Labor Launches Massive Electoral Effort. Will Dems Return the Favor?

Roger Bybee Oct 20, 2010

Labor is waging an all-out battle to preserve Democratic majorities in Congress, an impressive effort outlined in a memo by AFL-CIO Political Director Karen Ackerman.

AFL-CIO members have already made 23.6 million phone calls, distributed 175 million leaflets, and held member-to-member conversations in 4,000 workplaces. Labor also has at least 40,000 members in 37 of the 75 most-hotly contested House districts. Particularly important is labor’s ability to use direct member-to-member contacts, because such personal conversations convey information coming from a trusted source.


The exertions by the AFL-CIO are especially critical to the Democrats this year because of the vast, unrestrained and undisclosed corporate contributions that the Chamber of Commerce and Karl Rove’s American Crossroads are using for attack ads against Democrats. Labor’s help is thus more important than ever, as the NY Times reports (although note the way it ridiculously equates as “outside forces” the unlimited corporate funding with the grassroots efforts of millions of unionists):

President Obama and the Democrats have spent much of the last several weeks complaining about outside groups — mostly financed by big business and wealthy donors — that they believe are interfering in campaigns across the country.

But by their own admission, the Democrats are relying more than ever this year on another outside force to help even the playing field: organized labor.


Labor also realizes that if the Republicans capture the House, they will block every stimulus effort in the name of fighting the deficit.

Without a new stimulus from President Obama for the economy, we are virtually certain to see the excruciatingly long and destructive recession stretching up to the 2012 election. This will exact a horrendous human toll in lost dreams, lost lives—from heart disease, alcohol and drug abuse, suicide, and intensified violence in both the tension-wracked homes and the mean streets of desperate blue-collar and poor communities.

Further, President Obama’s chances for re-election will be severely hurt, with the potential for the Republicans nominating their most extreme presidential candidate ever.

But with so much riding on the election, you almost have to hope that working people are too busy doing electoral work to read the newspapers. There have been some positive developments, such as roughly two dozen Democrats running ads to highlight Republican support for public tax deductions for the cost of moving jobs overseas. Had the Democrats waged a high-profile battle on this issue for the entire year, in my view, much more of the public would be blaming corporations for the persistence of the recession.

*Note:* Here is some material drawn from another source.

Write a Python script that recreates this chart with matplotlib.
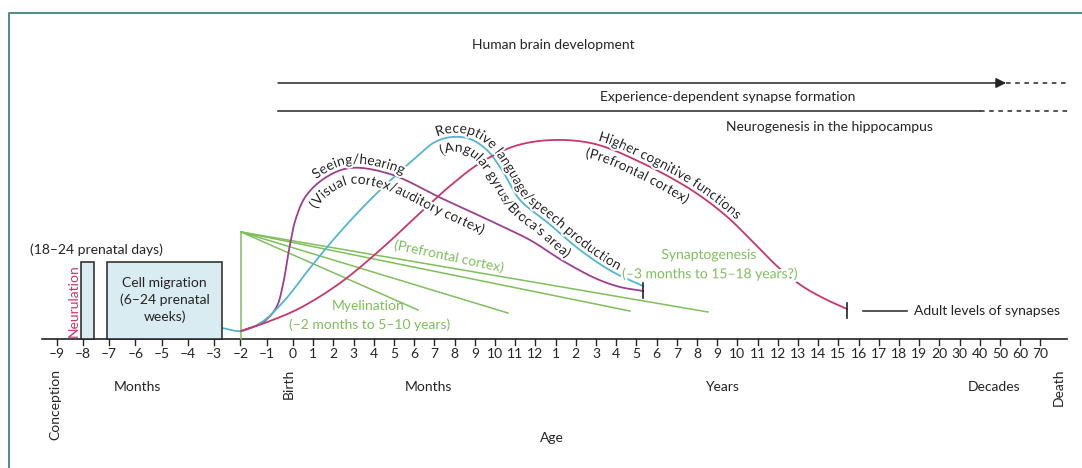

The NY Times reported back on June 26 that the Obama administration will be seeking passage of a new “free trade” agreement with South Korea in the November lame-duck session. The White House had been planning this  despite knowing that “it will risk angering labor unions” right after the crucial mid-term elections.

As tone-deaf as Obama’s political advisors have proven so far, Obama’s debt to labor for so much heavy lifting for November 2 would seem to rule out this capitulation to Corporate America. But will the Obama administration learn a broader lesson about how to sustain and activate its base?

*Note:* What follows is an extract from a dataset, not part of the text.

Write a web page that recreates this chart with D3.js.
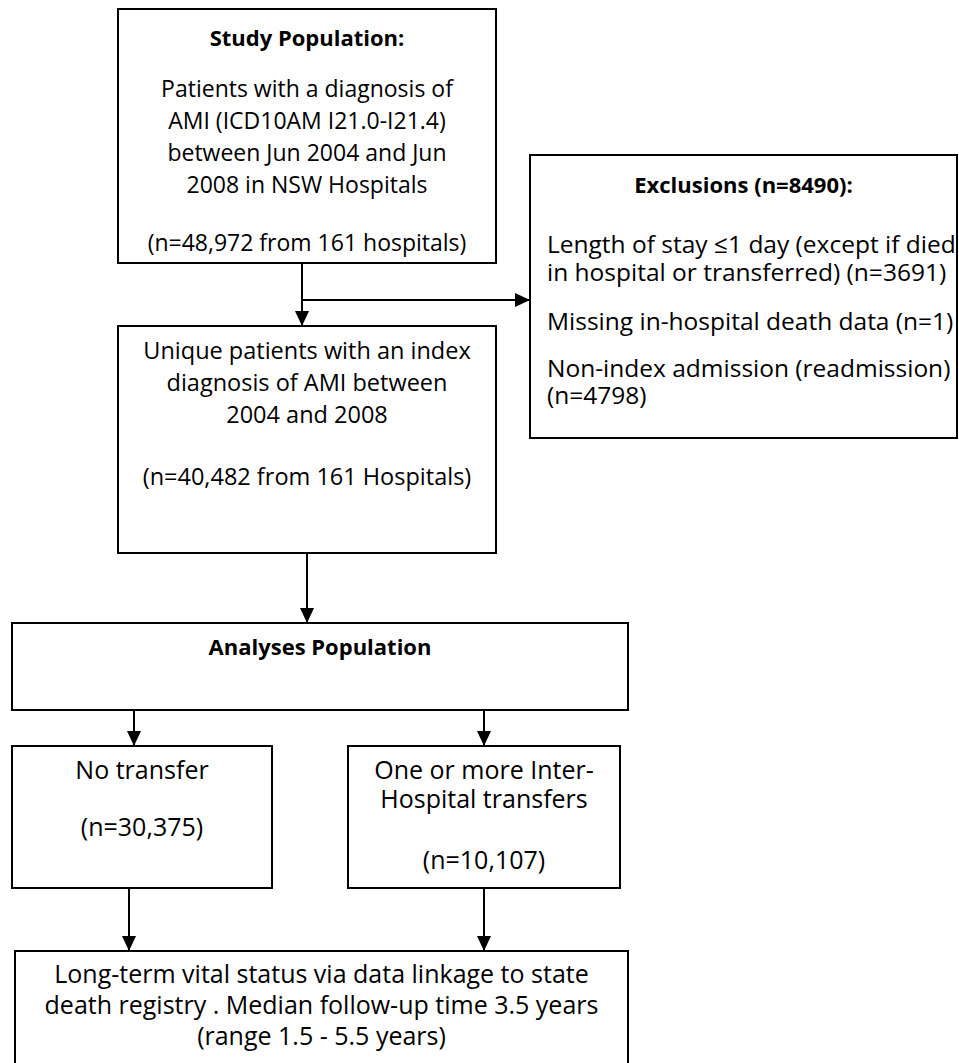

The White House’s increasing appreciation for labor will hopefully be coupled with an understanding that it must mend its ways; its supporters need real sustenance in the form of actually delivering to labor and other key constituencies.

Paul Waldman argues that Democratic activists share

a growing sense that the White House doesn’t have much affection for the Democratic Party’s base of liberal supporters. Republicans have always been better at the care and feeding of the base; when they are in charge, they work hard to convince the foot soldiers of the right that they’re with them.